───── Dataset excerpt ─────

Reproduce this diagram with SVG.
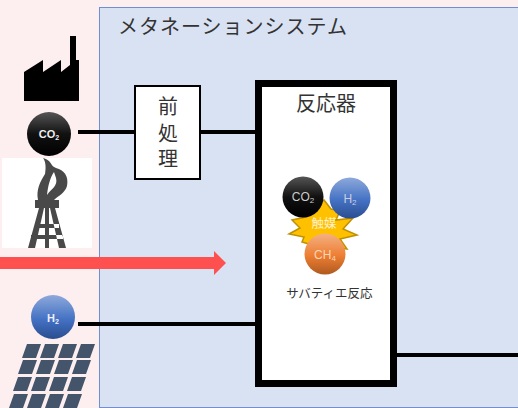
<svg xmlns="http://www.w3.org/2000/svg" width="518" height="408" viewBox="0 0 518 408">
<style>
.t{font-family:"Noto Sans CJK JP","Noto Sans",sans-serif;fill:#333}
.l{font-family:"Liberation Sans",Arial,sans-serif;text-anchor:middle}
.w{stroke:#000;stroke-width:4;fill:none}
</style>
<defs>
<linearGradient id="k" x1="0" y1="0" x2="0" y2="1"><stop offset="0" stop-color="#555"/><stop offset=".5" stop-color="#111"/><stop offset="1" stop-color="#000"/></linearGradient>
<linearGradient id="b" x1="0" y1="0" x2="0" y2="1"><stop offset="0" stop-color="#8ea9db"/><stop offset=".55" stop-color="#4472c4"/><stop offset="1" stop-color="#2a4d8f"/></linearGradient>
<linearGradient id="o" x1="0" y1="0" x2="0" y2="1"><stop offset="0" stop-color="#f4b183"/><stop offset=".55" stop-color="#ed7d31"/><stop offset="1" stop-color="#ae5a21"/></linearGradient>
</defs>
<rect width="518" height="408" fill="#fdeef0"/>
<g id="system"><rect x="99.500" y="7.500" width="430" height="400" fill="#d9e2f3" stroke="#6f8fd0" stroke-width="1"/>
<text class="t" x="118" y="34" font-size="20" textLength="229">メタネーションシステム</text></g>
<g id="connectors">
<path class="w" d="M78 132H135M200 132H257M78 324H257M396 355H518"/>
<rect x="0" y="257" width="215" height="12" fill="#ff5050"/>
<path d="M214 251L226 263L214 275Z" fill="#ff5050"/>
</g>
<g id="factory"><path d="M24 101V72L43 60V72L61 60V72L70 65V36H76V60L79 60V101Z" fill="#000"/></g>
<g id="co2-source"><circle cx="49" cy="134" r="22" fill="url(#k)"/>
<text class="l" x="49" y="138" font-size="11" font-weight="bold" fill="#eee">CO<tspan font-size="7" dy="2">2</tspan></text></g>
<g id="flare"><rect x="2" y="158" width="90" height="90" fill="#fff"/>
<path d="M43 158C52 160 50 166 56 168C64 170 69 176 67 186C65 193 58 196 54 200H38C36 190 40 182 45 174C46 168 46 162 43 158ZM54 172C50 178 48 186 47 195C52 188 58 186 56 178Z" fill="#494949" fill-rule="evenodd"/>
<rect x="35" y="200" width="24" height="8" fill="#494949"/>
<path d="M28 248L39 208H44L35 248ZM66 248L55 208H50L59 248ZM45 208H49V248H45ZM35 224H59V228H35ZM31 235H63V239H31Z" fill="#494949"/></g>
<g id="h2-source"><circle cx="53" cy="317" r="22" fill="url(#b)"/>
<text class="l" x="53" y="322" font-size="11" font-weight="bold" fill="#eef">H<tspan font-size="7" dy="2">2</tspan></text></g>
<g id="solar" fill="#44546a"><path d="M27 344H41L36 358H22ZM45 344H59L54 358H40ZM63 344H77L72 358H58ZM81 344H95L90 358H76Z"/>
<path d="M23 360H37L32 374H18ZM41 360H55L50 374H36ZM59 360H73L68 374H54ZM77 360H91L86 374H72Z"/>
<path d="M18 377H32L27 391H13ZM36 377H50L45 391H31ZM54 377H68L63 391H49ZM72 377H86L81 391H67Z"/>
<path d="M14 394H28L23 408H9ZM32 394H46L41 408H27ZM50 394H64L59 408H45ZM68 394H82L77 408H63Z"/></g>
<g id="pretreatment"><rect x="135" y="86" width="65" height="93" fill="#fff" stroke="#000" stroke-width="2"/>
<text class="t" font-size="20" text-anchor="middle"><tspan x="168" y="114">前</tspan><tspan x="168" y="141">処</tspan><tspan x="168" y="166">理</tspan></text></g>
<g id="reactor"><rect x="258.500" y="83.500" width="135" height="300" fill="#fff" stroke="#000" stroke-width="7"/>
<text class="t" x="326" y="111" font-size="20" text-anchor="middle">反応器</text>
<path d="M324 200L331 209L340 211L336 220L353 218L343 229L357 235L340 239L347 249L325 246L312 245L302 242L304 237L289 234L300 228L292 220L306 217L310 208Z" fill="#ffc000" stroke="#bf9000" stroke-width="1.500"/>
<text x="324" y="228" font-size="12.500" text-anchor="middle" font-family="Noto Sans CJK JP,sans-serif" fill="#fff2cc">触媒</text>
<circle cx="303" cy="197" r="20.500" fill="url(#k)"/>
<text class="l" x="303" y="201" font-size="12" fill="#ccc">CO<tspan font-size="8" dy="2">2</tspan></text>
<circle cx="350" cy="198" r="20.500" fill="url(#b)"/>
<text class="l" x="350" y="203" font-size="12" fill="#ccd">H<tspan font-size="8" dy="2">2</tspan></text>
<circle cx="325" cy="254" r="20.500" fill="url(#o)"/>
<text class="l" x="325" y="259" font-size="12" fill="#fbd5b5">CH<tspan font-size="8" dy="2">4</tspan></text>
<text class="t" x="329.500" y="298" font-size="12.500" text-anchor="middle">サバティエ反応</text></g>
</svg>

─────

= Objective =
Please write out all the data again word for word, but not the pictures.

= Complete output =
Reproduce this diagram with SVG.
<svg xmlns="http://www.w3.org/2000/svg" width="518" height="408" viewBox="0 0 518 408">
<style>
.t{font-family:"Noto Sans CJK JP","Noto Sans",sans-serif;fill:#333}
.l{font-family:"Liberation Sans",Arial,sans-serif;text-anchor:middle}
.w{stroke:#000;stroke-width:4;fill:none}
</style>
<defs>
<linearGradient id="k" x1="0" y1="0" x2="0" y2="1"><stop offset="0" stop-color="#555"/><stop offset=".5" stop-color="#111"/><stop offset="1" stop-color="#000"/></linearGradient>
<linearGradient id="b" x1="0" y1="0" x2="0" y2="1"><stop offset="0" stop-color="#8ea9db"/><stop offset=".55" stop-color="#4472c4"/><stop offset="1" stop-color="#2a4d8f"/></linearGradient>
<linearGradient id="o" x1="0" y1="0" x2="0" y2="1"><stop offset="0" stop-color="#f4b183"/><stop offset=".55" stop-color="#ed7d31"/><stop offset="1" stop-color="#ae5a21"/></linearGradient>
</defs>
<rect width="518" height="408" fill="#fdeef0"/>
<g id="system"><rect x="99.500" y="7.500" width="430" height="400" fill="#d9e2f3" stroke="#6f8fd0" stroke-width="1"/>
<text class="t" x="118" y="34" font-size="20" textLength="229">メタネーションシステム</text></g>
<g id="connectors">
<path class="w" d="M78 132H135M200 132H257M78 324H257M396 355H518"/>
<rect x="0" y="257" width="215" height="12" fill="#ff5050"/>
<path d="M214 251L226 263L214 275Z" fill="#ff5050"/>
</g>
<g id="factory"><path d="M24 101V72L43 60V72L61 60V72L70 65V36H76V60L79 60V101Z" fill="#000"/></g>
<g id="co2-source"><circle cx="49" cy="134" r="22" fill="url(#k)"/>
<text class="l" x="49" y="138" font-size="11" font-weight="bold" fill="#eee">CO<tspan font-size="7" dy="2">2</tspan></text></g>
<g id="flare"><rect x="2" y="158" width="90" height="90" fill="#fff"/>
<path d="M43 158C52 160 50 166 56 168C64 170 69 176 67 186C65 193 58 196 54 200H38C36 190 40 182 45 174C46 168 46 162 43 158ZM54 172C50 178 48 186 47 195C52 188 58 186 56 178Z" fill="#494949" fill-rule="evenodd"/>
<rect x="35" y="200" width="24" height="8" fill="#494949"/>
<path d="M28 248L39 208H44L35 248ZM66 248L55 208H50L59 248ZM45 208H49V248H45ZM35 224H59V228H35ZM31 235H63V239H31Z" fill="#494949"/></g>
<g id="h2-source"><circle cx="53" cy="317" r="22" fill="url(#b)"/>
<text class="l" x="53" y="322" font-size="11" font-weight="bold" fill="#eef">H<tspan font-size="7" dy="2">2</tspan></text></g>
<g id="solar" fill="#44546a"><path d="M27 344H41L36 358H22ZM45 344H59L54 358H40ZM63 344H77L72 358H58ZM81 344H95L90 358H76Z"/>
<path d="M23 360H37L32 374H18ZM41 360H55L50 374H36ZM59 360H73L68 374H54ZM77 360H91L86 374H72Z"/>
<path d="M18 377H32L27 391H13ZM36 377H50L45 391H31ZM54 377H68L63 391H49ZM72 377H86L81 391H67Z"/>
<path d="M14 394H28L23 408H9ZM32 394H46L41 408H27ZM50 394H64L59 408H45ZM68 394H82L77 408H63Z"/></g>
<g id="pretreatment"><rect x="135" y="86" width="65" height="93" fill="#fff" stroke="#000" stroke-width="2"/>
<text class="t" font-size="20" text-anchor="middle"><tspan x="168" y="114">前</tspan><tspan x="168" y="141">処</tspan><tspan x="168" y="166">理</tspan></text></g>
<g id="reactor"><rect x="258.500" y="83.500" width="135" height="300" fill="#fff" stroke="#000" stroke-width="7"/>
<text class="t" x="326" y="111" font-size="20" text-anchor="middle">反応器</text>
<path d="M324 200L331 209L340 211L336 220L353 218L343 229L357 235L340 239L347 249L325 246L312 245L302 242L304 237L289 234L300 228L292 220L306 217L310 208Z" fill="#ffc000" stroke="#bf9000" stroke-width="1.500"/>
<text x="324" y="228" font-size="12.500" text-anchor="middle" font-family="Noto Sans CJK JP,sans-serif" fill="#fff2cc">触媒</text>
<circle cx="303" cy="197" r="20.500" fill="url(#k)"/>
<text class="l" x="303" y="201" font-size="12" fill="#ccc">CO<tspan font-size="8" dy="2">2</tspan></text>
<circle cx="350" cy="198" r="20.500" fill="url(#b)"/>
<text class="l" x="350" y="203" font-size="12" fill="#ccd">H<tspan font-size="8" dy="2">2</tspan></text>
<circle cx="325" cy="254" r="20.500" fill="url(#o)"/>
<text class="l" x="325" y="259" font-size="12" fill="#fbd5b5">CH<tspan font-size="8" dy="2">4</tspan></text>
<text class="t" x="329.500" y="298" font-size="12.500" text-anchor="middle">サバティエ反応</text></g>
</svg>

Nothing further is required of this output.